4. The Love and Adoration of Fans

If you make comedies everyone thinks, "Why can't he do serious movies?' If you make dramas, 70 percent of the audience doesn't see them because they go to comedies. If you make action movies the critics will savage you, and then your movies are outdated the following week with the new wave of special effects. There is no pure validation. The only person who has gotten to have his cake and definitively eat it as well is Steven Spielberg. Otherwise get over it fast. Make the movies because you love them and hope others will love them as well.

5. The Cool Cars

Maserati Party! Lambo Large! Hummer Time! Come on, drive a fun-ass car and live the life Entourage style. Not anymore. Go to any parking lot at a studio and what do you see? Prius after Prius.

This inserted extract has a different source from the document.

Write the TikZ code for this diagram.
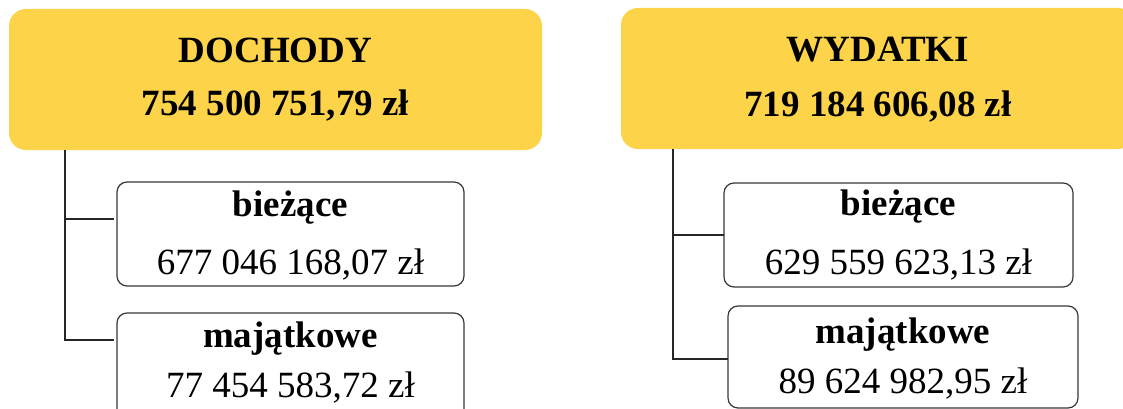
\documentclass[tikz,border=0pt]{standalone}
\usepackage{fontspec}
\setmainfont{Liberation Serif}
\definecolor{ybg}{RGB}{253,211,73}
\definecolor{bord}{RGB}{55,55,55}
\begin{document}
\begin{tikzpicture}[x=1pt,y=-1pt,
  ybox/.style={fill=ybg,draw=none,rounded corners=17pt,inner sep=0pt,outer sep=0pt},
  wbox/.style={fill=white,draw=bord,line width=1.2pt,rounded corners=10pt,inner sep=0pt,outer sep=0pt},
  conn/.style={draw=black!85,line width=1.2pt},
  txt/.style={anchor=base,inner sep=0pt,font=\fontsize{37}{44}\selectfont},
  btxt/.style={txt,font=\fontsize{37}{44}\selectfont\bfseries}]
\useasboundingbox (0,0) rectangle (1123,409);
% top boxes
\node[ybox,minimum width=533pt,minimum height=141pt] (doch) at (275.5,79.5) {};
\node[ybox,minimum width=514pt,minimum height=141pt] (wyd) at (878,78.5) {};
% child boxes
\node[wbox,minimum width=347pt,minimum height=104pt] (db) at (290.5,234) {};
\node[wbox,minimum width=347pt,minimum height=110pt] (dm) at (290.5,368) {};
\node[wbox,minimum width=349pt,minimum height=104pt] (wb) at (898.5,235) {};
\node[wbox,minimum width=350pt,minimum height=102pt] (wm) at (903,357) {};
% texts
\node[btxt] (t1) at (275.5,63) {DOCHODY};
\node[btxt] (t2) at (275.5,116) {754 500 751,79 zł};
\node[btxt] (t3) at (878,62) {WYDATKI};
\node[btxt] (t4) at (878,117) {719 184 606,08 zł};
\node[btxt] (t5) at (290.5,216) {bieżące};
\node[txt] (t6) at (290.5,274) {677 046 168,07 zł};
\node[btxt] (t7) at (290.5,347) {majątkowe};
\node[txt] (t8) at (290.5,397) {77 454 583,72 zł};
\node[btxt] (t9) at (898.5,215) {bieżące};
\node[txt] (t10) at (898.5,274) {629 559 623,13 zł};
\node[btxt] (t11) at (903,343) {majątkowe};
\node[txt] (t12) at (903,393) {89 624 982,95 zł};
% connectors
\draw[conn,shorten >=3pt] ([xshift=56pt]doch.south west) |- ([yshift=15pt]db.west);
\draw[conn,shorten >=3pt] ([xshift=56pt]doch.south west) |- ([yshift=-27pt]dm.north west);
\draw[conn] ([xshift=52pt]wyd.south west) |- (wb.west);
\draw[conn] ([xshift=52pt]wyd.south west) |- ([yshift=-2pt]wm.west);
\end{tikzpicture}
\end{document}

Would I love to pull up at Griff's in an Excalibur with a Stefanie Powers look-alike on my arm for lunch and an ast spumante? Of course I would. I'm human. But with a huge glacier splitting apart in Greenland and a war over oil that's killed a quarter million innocent Iraqis, you have to be a jackass to drive a '58 Aston Martin that gets 6 mpg and leaves a grease slick in its wake wherever it goes. You'd be a cool-looking jackass but a J-ass all the same. Sadly, for directors the days of driving cars you can literally cram dung and meat into the gas tank to get them to run are over. As are the days of chain smoking, boozing hard, and getting a bump before breakfast. The new image for the director is more about health and trips to Bali. Come to think of it, that's still pretty damn romantic. So I guess all is not lost.